Real People, Real Advice
Ask Deanna! Is an advice column known for its fearless approach to reality-based subjects!
Ask Deanna! is headquartered in Beverly Hills and can be heard every Sunday on KTYM AM 1460 at 3 p.m. in Los Angeles, Calif.
I’m worried about my sister because she is the type of woman that has to be in a relationship. She recently ended a six-year romance and after two weeks, she is already getting serious about someone new. I think she needs to clear her head and realize she is on the rebound. She has already told this man she loves him and I want her to slow down. What can I say to her in order to spare her feelings but still get my message across?
Anonymous St. Louis, Mo.
It’s good that you’re concerned because this is your sister and you love her. If she’s not being hurt and there aren’t any foul signs of abuse or cheating from this man, you should wait and see what happens. However, it’s too early to see his true character and as an experienced dater, your sister should see the signs when they appear. Share your honest feelings with her about slowing down and let her know she has your full support if things don’t work out.
I am fresh out of a long term relationship and I really enjoy my single life and freedom. My girlfriends all envy me and now their boyfriends are accusing them of cheating and looking for men when they hang out with me. I am not going to water down my lifestyle right now and my friends are having a hard time with this. They say that I am acting loose as if I don’t have any morals. I think they’re tied down to balls and chains and are jealous. Am I wrong?
Happy and Free Online Reader
The men of your friends are insecure and obviously don’t know their women as well as they think. If your behavior is affecting them, you need to cool off and slow it down a bit when you’re around them. These are your friends and you need to still show some respect and regard for the differences in your relationships, or lack thereof. At the end of the day, enjoy your life and realize that everyone is responsible for their choices. Yours just appears more fun right now.

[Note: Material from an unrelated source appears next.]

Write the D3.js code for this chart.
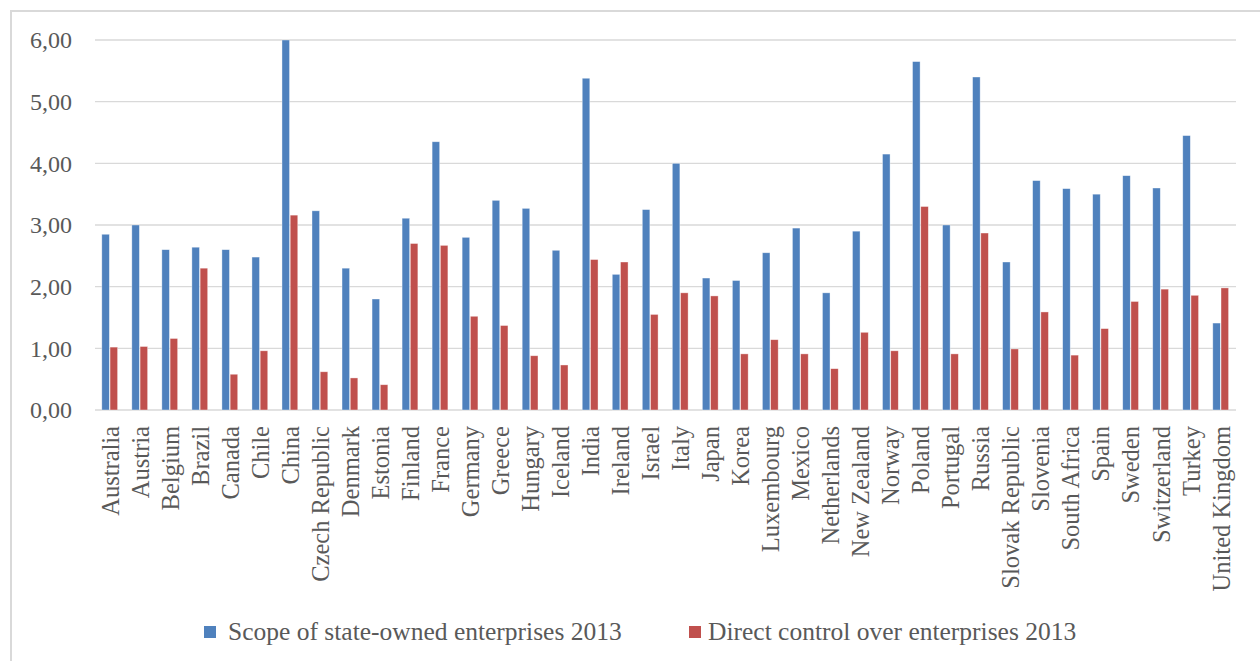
<!DOCTYPE html>
<html>
<head>
<meta charset="utf-8">
<script src="https://cdn.jsdelivr.net/npm/d3@7"></script>
<style>
  html, body { margin: 0; padding: 0; background: #ffffff; }
  svg { display: block; }
  text { font-family: "Liberation Serif", "Times New Roman", serif; fill: #595959; }
</style>
</head>
<body>
<svg id="chart" width="1260" height="661"></svg>
<script>
// Countries on the category axis
const countries = [
  "Australia", "Austria", "Belgium", "Brazil", "Canada", "Chile", "China",
  "Czech Republic", "Denmark", "Estonia", "Finland", "France", "Germany",
  "Greece", "Hungary", "Iceland", "India", "Ireland", "Israel", "Italy",
  "Japan", "Korea", "Luxembourg", "Mexico", "Netherlands", "New Zealand",
  "Norway", "Poland", "Portugal", "Russia", "Slovak Republic", "Slovenia",
  "South Africa", "Spain", "Sweden", "Switzerland", "Turkey", "United Kingdom"
];

// Scope of state-owned enterprises, 2013
const scopeSOE = [
  2.85, 3.00, 2.60, 2.64, 2.60, 2.48, 6.00,
  3.23, 2.30, 1.80, 3.11, 4.35, 2.80,
  3.40, 3.27, 2.59, 5.38, 2.20, 3.25, 4.00,
  2.14, 2.10, 2.55, 2.95, 1.90, 2.90,
  4.15, 5.65, 3.00, 5.40, 2.40, 3.72,
  3.59, 3.50, 3.80, 3.60, 4.45, 1.41
];

// Direct control over enterprises, 2013
const directControl = [
  1.02, 1.03, 1.16, 2.30, 0.58, 0.96, 3.16,
  0.62, 0.52, 0.41, 2.70, 2.67, 1.52,
  1.37, 0.88, 0.73, 2.44, 2.40, 1.55, 1.90,
  1.85, 0.91, 1.14, 0.91, 0.67, 1.26,
  0.96, 3.30, 0.91, 2.87, 0.99, 1.59,
  0.89, 1.32, 1.76, 1.96, 1.86, 1.98
];

const seriesNames = ["Scope of state-owned enterprises 2013", "Direct control over enterprises 2013"];
const seriesColors = ["#4f81bd", "#c0504d"];
const yTicks = [0, 1, 2, 3, 4, 5, 6];

const svg = d3.select("#chart");

// outer chart frame (runs off the right and bottom edges)
svg.append("rect")
  .attr("x", 11).attr("y", 11)
  .attr("width", 1300).attr("height", 700)
  .attr("fill", "none")
  .attr("stroke", "#d9d9d9")
  .attr("stroke-width", 2);

const plot = { left: 95, right: 1236, top: 40, bottom: 410 };

const x0 = d3.scaleBand().domain(countries).range([plot.left, plot.right]).padding(0);
const x1 = d3.scaleBand()
  .domain(d3.range(seriesNames.length))
  .range([x0.bandwidth() / 2 - 8.2, x0.bandwidth() / 2 + 7.6])
  .paddingInner(0.08);
const y = d3.scaleLinear().domain([0, 6]).range([plot.bottom, plot.top]);

const locale = d3.formatLocale({ decimal: ",", thousands: ".", grouping: [3], currency: ["", "€"] });
const fmt = locale.format(".2f");

// horizontal gridlines
svg.append("g")
  .selectAll("line")
  .data(yTicks)
  .join("line")
  .attr("x1", plot.left).attr("x2", plot.right)
  .attr("y1", d => y(d)).attr("y2", d => y(d))
  .attr("stroke", "#d9d9d9")
  .attr("stroke-width", 1.4);

// value axis
const yAxis = svg.append("g")
  .attr("transform", `translate(${plot.left},0)`)
  .call(d3.axisLeft(y).tickValues(yTicks).tickFormat(fmt).tickSize(0).tickPadding(23));
yAxis.select(".domain").remove();
yAxis.selectAll("text")
  .attr("font-family", "Liberation Serif, serif")
  .attr("font-size", 24)
  .attr("fill", "#595959")
  .attr("dy", "0.33em");

// bars
const rows = countries.map((c, i) => ({ country: c, values: [scopeSOE[i], directControl[i]] }));
const groups = svg.append("g")
  .selectAll("g")
  .data(rows)
  .join("g")
  .attr("transform", d => `translate(${x0(d.country)},0)`);

groups.selectAll("rect")
  .data(d => d.values.map((v, k) => ({ k, v })))
  .join("rect")
  .attr("x", d => x1(d.k))
  .attr("width", x1.bandwidth())
  .attr("y", d => y(d.v))
  .attr("height", d => y(0) - y(d.v))
  .attr("fill", d => seriesColors[d.k])
  .attr("stroke", "#ffffff")
  .attr("stroke-opacity", 0.55)
  .attr("stroke-width", 0.7);

// category axis labels, vertical
const xAxis = svg.append("g")
  .attr("transform", `translate(0,${plot.bottom})`)
  .call(d3.axisBottom(x0).tickSize(0).tickPadding(0));
xAxis.select(".domain").remove();
xAxis.selectAll("text")
  .attr("font-family", "Liberation Serif, serif")
  .attr("font-size", 24.5)
  .attr("fill", "#595959")
  .attr("text-anchor", "end")
  .attr("transform", "rotate(-90)")
  .attr("x", -16)
  .attr("y", 0)
  .attr("dy", "0.35em");

// legend
const legendItems = [
  { name: seriesNames[0], color: seriesColors[0], sx: 204, tx: 228 },
  { name: seriesNames[1], color: seriesColors[1], sx: 689, tx: 708 }
];
const legend = svg.append("g");
legend.selectAll("rect")
  .data(legendItems)
  .join("rect")
  .attr("x", d => d.sx).attr("y", 626)
  .attr("width", 12).attr("height", 12)
  .attr("fill", d => d.color);
legend.selectAll("text")
  .data(legendItems)
  .join("text")
  .attr("x", d => d.tx).attr("y", 640)
  .attr("font-size", 25.5)
  .text(d => d.name);
</script>
</body>
</html>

My spouse is trying to force me to quit my stable job of 10 years. I’ve never had problems and the benefits are great. The issue is a new department secretary. I have no interest in this woman but my wife only sees her as a young, energetic woman climbing the ladder. I’ve done nothing to make my wife insecure and she’s going crazy listening to office gossip. I’m not quitting my job and my wife still insists that I should. What do I do?
Paul R. Jacksonville, Fla.
If you’ve had the same job and same spouse with no issues, then something has been triggered with the arrival your new employee. If you’ve winked or wagged then you’ve given the office hens something to talk about. Office gossip is 99 percent gossip with a one percent smell of truth. Your wife has an insecurity issue that started before now and this is simply an excuse. You have a choice to fix your marriage, fix your job or fix yourself.